Scan each line of the records for the word "this" and extract the ones that have it.
==== Dataset records
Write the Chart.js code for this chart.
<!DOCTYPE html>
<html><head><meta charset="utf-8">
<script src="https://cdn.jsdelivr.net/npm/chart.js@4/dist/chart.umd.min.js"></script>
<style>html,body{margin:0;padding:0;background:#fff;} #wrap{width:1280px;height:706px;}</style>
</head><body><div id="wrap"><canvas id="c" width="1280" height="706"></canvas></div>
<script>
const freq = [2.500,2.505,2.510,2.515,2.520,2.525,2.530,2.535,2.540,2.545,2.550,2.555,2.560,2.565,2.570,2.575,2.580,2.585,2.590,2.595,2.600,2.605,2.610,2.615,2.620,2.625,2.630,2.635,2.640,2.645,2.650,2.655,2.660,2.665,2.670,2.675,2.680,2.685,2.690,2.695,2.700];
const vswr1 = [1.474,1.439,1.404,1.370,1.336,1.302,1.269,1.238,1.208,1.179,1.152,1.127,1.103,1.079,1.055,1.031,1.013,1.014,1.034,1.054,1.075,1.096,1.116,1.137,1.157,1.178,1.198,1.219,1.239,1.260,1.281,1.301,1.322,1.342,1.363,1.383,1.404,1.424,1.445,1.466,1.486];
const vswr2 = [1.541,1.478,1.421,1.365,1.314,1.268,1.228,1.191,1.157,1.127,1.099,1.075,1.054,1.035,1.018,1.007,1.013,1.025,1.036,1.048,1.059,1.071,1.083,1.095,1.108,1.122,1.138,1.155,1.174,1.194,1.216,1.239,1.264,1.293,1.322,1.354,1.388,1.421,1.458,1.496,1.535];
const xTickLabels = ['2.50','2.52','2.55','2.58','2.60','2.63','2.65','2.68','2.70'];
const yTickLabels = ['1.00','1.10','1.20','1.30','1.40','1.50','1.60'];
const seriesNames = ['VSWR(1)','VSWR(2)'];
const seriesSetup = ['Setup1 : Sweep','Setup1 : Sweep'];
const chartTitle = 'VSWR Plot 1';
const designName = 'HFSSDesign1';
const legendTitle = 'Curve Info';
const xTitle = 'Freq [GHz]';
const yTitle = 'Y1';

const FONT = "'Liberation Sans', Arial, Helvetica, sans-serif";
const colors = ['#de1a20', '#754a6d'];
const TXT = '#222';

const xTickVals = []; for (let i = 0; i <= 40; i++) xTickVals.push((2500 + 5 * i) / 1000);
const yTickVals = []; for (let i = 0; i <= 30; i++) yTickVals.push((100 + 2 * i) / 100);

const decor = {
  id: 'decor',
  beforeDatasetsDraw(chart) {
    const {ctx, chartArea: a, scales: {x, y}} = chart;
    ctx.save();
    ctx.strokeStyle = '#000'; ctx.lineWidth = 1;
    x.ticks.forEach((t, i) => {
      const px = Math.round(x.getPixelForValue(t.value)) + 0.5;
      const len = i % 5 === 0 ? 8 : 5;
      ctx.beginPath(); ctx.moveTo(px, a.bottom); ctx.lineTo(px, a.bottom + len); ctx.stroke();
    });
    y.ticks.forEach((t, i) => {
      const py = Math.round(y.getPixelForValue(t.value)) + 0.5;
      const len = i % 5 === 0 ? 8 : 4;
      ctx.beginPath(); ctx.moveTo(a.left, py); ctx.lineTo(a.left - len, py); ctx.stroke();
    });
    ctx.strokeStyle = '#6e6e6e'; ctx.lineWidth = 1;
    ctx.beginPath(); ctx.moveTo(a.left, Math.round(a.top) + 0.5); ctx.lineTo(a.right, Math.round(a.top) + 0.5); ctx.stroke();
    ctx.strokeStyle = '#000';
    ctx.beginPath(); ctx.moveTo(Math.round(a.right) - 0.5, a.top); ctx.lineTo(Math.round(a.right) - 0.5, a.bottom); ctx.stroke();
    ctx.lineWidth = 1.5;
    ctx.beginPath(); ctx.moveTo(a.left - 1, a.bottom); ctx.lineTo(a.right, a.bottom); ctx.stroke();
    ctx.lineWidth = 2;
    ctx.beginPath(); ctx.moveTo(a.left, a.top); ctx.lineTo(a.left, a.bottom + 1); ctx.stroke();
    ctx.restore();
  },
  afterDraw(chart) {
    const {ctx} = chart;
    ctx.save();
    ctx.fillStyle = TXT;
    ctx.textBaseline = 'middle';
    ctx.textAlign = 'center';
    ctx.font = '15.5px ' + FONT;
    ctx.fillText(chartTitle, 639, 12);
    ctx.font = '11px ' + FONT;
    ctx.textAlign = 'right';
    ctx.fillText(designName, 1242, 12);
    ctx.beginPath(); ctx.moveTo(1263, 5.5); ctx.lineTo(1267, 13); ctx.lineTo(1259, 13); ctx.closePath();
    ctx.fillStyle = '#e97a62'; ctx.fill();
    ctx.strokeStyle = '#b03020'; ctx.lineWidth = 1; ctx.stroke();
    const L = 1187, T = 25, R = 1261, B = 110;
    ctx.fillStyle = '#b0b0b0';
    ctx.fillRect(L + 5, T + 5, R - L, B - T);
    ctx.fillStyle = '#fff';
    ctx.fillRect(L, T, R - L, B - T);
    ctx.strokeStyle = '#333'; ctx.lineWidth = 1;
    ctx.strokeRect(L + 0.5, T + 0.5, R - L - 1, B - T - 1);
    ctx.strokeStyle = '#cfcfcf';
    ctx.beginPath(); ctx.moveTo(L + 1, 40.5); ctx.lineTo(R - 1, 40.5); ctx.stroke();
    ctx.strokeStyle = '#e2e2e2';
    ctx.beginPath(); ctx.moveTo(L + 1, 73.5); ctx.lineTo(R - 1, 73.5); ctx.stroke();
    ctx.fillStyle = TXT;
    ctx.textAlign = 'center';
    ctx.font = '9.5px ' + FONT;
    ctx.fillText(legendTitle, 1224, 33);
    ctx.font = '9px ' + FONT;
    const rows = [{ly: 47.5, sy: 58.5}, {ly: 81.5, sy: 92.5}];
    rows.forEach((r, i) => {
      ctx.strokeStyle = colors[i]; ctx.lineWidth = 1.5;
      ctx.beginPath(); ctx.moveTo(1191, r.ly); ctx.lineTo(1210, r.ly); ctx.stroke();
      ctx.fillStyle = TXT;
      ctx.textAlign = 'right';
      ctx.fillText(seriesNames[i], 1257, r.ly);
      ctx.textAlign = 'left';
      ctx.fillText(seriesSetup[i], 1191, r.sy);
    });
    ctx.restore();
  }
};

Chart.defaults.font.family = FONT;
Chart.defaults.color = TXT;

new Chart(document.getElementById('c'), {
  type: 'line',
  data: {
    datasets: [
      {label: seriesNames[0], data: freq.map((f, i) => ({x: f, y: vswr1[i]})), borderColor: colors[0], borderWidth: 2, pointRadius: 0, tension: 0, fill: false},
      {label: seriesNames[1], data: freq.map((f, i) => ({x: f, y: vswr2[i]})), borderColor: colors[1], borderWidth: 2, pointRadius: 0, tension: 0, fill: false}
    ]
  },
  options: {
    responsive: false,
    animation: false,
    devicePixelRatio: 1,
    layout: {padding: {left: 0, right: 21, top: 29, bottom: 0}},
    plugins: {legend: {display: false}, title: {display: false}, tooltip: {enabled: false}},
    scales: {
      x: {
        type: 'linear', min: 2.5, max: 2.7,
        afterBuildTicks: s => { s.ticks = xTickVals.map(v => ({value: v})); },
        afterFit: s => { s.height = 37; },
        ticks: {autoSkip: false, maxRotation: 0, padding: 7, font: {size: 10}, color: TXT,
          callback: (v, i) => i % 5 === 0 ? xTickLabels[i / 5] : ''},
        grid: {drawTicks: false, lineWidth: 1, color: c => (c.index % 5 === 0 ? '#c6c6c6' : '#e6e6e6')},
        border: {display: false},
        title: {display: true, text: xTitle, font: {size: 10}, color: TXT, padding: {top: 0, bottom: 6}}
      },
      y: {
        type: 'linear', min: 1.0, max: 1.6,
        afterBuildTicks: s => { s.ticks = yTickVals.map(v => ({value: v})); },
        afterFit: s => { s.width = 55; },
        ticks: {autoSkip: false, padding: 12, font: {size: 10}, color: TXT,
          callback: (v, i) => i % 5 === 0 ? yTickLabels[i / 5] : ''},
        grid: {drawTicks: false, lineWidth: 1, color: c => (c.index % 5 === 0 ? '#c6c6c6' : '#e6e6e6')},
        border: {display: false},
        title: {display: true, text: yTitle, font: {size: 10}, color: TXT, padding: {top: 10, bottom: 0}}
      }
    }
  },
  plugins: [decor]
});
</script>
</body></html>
========
==== Dataset records
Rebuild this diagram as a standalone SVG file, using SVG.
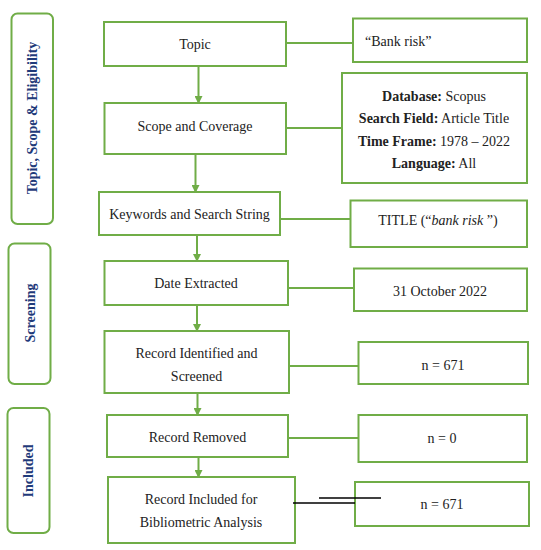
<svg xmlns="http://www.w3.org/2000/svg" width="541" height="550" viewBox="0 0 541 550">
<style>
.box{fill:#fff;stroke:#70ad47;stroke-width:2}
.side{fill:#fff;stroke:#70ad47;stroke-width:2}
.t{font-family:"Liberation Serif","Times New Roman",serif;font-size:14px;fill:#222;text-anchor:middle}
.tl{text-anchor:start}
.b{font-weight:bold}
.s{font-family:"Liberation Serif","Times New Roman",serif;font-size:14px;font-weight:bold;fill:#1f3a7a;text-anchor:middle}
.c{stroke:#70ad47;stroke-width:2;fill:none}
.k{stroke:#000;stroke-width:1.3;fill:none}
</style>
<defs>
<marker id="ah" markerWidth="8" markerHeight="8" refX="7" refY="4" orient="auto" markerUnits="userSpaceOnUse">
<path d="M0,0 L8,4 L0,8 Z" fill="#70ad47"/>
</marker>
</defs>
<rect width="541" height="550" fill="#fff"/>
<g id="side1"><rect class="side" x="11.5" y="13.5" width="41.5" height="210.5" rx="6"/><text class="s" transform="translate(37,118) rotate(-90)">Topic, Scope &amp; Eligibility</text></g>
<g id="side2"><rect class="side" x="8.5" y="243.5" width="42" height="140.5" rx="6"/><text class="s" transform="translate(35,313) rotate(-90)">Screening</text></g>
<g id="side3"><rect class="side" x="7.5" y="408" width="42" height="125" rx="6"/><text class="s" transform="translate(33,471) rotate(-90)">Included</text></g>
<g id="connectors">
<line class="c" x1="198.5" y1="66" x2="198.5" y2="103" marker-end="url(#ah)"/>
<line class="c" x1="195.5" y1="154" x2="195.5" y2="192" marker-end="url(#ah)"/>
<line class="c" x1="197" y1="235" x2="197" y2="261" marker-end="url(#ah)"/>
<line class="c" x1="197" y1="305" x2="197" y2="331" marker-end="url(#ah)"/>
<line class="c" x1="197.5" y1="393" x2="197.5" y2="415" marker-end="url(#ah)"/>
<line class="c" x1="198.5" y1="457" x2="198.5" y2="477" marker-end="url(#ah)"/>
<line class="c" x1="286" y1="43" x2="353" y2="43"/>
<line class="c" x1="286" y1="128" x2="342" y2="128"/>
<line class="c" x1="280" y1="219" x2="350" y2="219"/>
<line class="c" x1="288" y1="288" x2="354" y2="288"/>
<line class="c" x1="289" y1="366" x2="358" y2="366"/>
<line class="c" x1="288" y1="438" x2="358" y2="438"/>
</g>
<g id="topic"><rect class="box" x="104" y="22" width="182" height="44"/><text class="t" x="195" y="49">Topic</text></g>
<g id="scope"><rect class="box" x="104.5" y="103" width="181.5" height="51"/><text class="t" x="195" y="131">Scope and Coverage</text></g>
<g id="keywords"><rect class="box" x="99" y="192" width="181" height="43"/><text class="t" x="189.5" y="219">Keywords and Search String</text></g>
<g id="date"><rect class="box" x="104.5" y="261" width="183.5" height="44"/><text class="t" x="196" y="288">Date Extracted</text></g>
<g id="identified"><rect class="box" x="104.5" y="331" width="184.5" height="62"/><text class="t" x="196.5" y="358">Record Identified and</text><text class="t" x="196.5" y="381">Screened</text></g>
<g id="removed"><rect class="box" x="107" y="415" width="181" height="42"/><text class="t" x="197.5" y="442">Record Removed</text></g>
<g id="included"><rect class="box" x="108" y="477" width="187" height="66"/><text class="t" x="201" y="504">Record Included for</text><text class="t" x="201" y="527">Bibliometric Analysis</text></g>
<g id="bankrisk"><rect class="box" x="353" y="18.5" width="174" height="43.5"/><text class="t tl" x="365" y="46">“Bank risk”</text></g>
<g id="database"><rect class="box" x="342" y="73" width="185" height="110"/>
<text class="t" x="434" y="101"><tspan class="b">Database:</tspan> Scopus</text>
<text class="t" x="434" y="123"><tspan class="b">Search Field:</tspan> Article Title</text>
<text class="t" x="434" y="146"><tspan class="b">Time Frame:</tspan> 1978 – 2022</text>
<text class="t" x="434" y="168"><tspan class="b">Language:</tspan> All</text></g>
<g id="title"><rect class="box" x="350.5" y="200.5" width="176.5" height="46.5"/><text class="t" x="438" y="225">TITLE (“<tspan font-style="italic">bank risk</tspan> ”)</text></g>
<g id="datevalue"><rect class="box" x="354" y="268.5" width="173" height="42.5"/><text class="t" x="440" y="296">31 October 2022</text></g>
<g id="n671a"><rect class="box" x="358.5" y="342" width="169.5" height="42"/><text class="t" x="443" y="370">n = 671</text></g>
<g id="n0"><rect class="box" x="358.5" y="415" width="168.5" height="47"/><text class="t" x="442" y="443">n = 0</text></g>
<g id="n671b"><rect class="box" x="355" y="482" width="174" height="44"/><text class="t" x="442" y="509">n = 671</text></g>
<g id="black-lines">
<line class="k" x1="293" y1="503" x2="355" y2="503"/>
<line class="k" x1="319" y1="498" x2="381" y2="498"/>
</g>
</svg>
========
### Expected answer
Write the Chart.js code for this chart.
Rebuild this diagram as a standalone SVG file, using SVG.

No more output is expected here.